Telephone answering systems is one. No longer would callers seeking information , be subjected to a morning of pushing buttons on their phones and listening to stupid "easy listening" music while a bodiless voice repeatedly states, "Your call is very important to us so please stay on the line for our next available representative."
As if this new millennium thing wasn't heady enough stuff all by itself, an afternoon's visit from my oldest grandson revealed further complications.
Stephen got his computer savy from professors in labs at Tarleton and is a handy e-mail source problem solver for me. On Saturday he explained that this is NOT the last year of the 20th century but that the year 2000 is. "We won't begin the 21st century until the year 2001," he said "because the lst century began with the year 1 not 0. So although this is the last year of the 1900's, the last year of the 20th Century is 2000. So folks are getting a year's jump on the new millennium."
To his bit of logic, this grandmother shrugged , knowing there's no way to get ahead of a smart kid. In fact without either my own grandchildren or some borrowed from friends, it would be just about impossible to ever make anything around here work properly. Take granddaughter Whitney, for instance. If she hadn't just happened to be staying on for a few days right after Christmas, we might never have got to see another television show .

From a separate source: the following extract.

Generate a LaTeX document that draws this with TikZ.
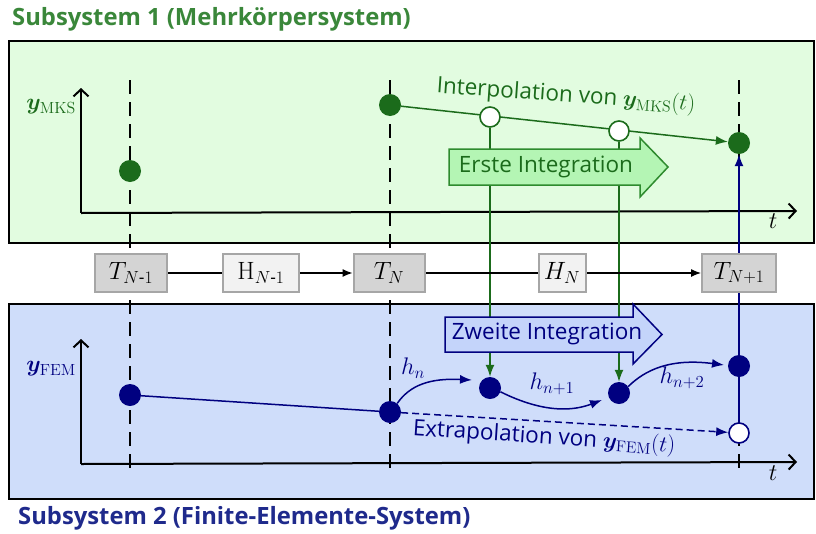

It all started when Tom threw the remote against the wall and stated that it was indeed a sorry piece of equipment and needed go in the same burial ground as dead TV sets. Having no desire to live in the same house with a man who doesn't have the remote control in his right hand, I bundled up and went out in the cold in search of a remote to fit my husband's sweaty palm.
There were an amazing number of choices displayed at the store where I stopped, all snuggled in with the rest of the electronics stuff hanging on the wall. They had more buttons than the one I had just thrown in the dumpster, and they were smaller. Some were shaped thin on one end and fat on the other and the print on two or three said that they were pre-programmed. Sensing that pre-programmed would mean less down time, I grabbed up the most expensive one and trotted off home.
Once back in the house, I found out that pre-programmed may mean hitting the red "power" button will make the set light up, but it does not mean that you will be able to see anything. Half an hour of reading directions written in possible Sanskrit , I stuck the control back inside it's busted plastic bubble, said a few words over it and vowed to take it back where I got it. Just then our 12 year old granddaughter picked it up, looked it over, and without reading any directions, pointed it at the blank face of the television , mumbled something , blinked her eyes a few times, and presto, there sat Judge Judy spitting out a sentence to some bumbling idiot. Ahh yes, we sat back in our recliners. All was well with the world.
All misgivings about what will happen after 1999 faded away from our minds. If God had meant for computers to crash when that Big Year odometer flips over, then he wouldn't have invented grandchildren to take charge!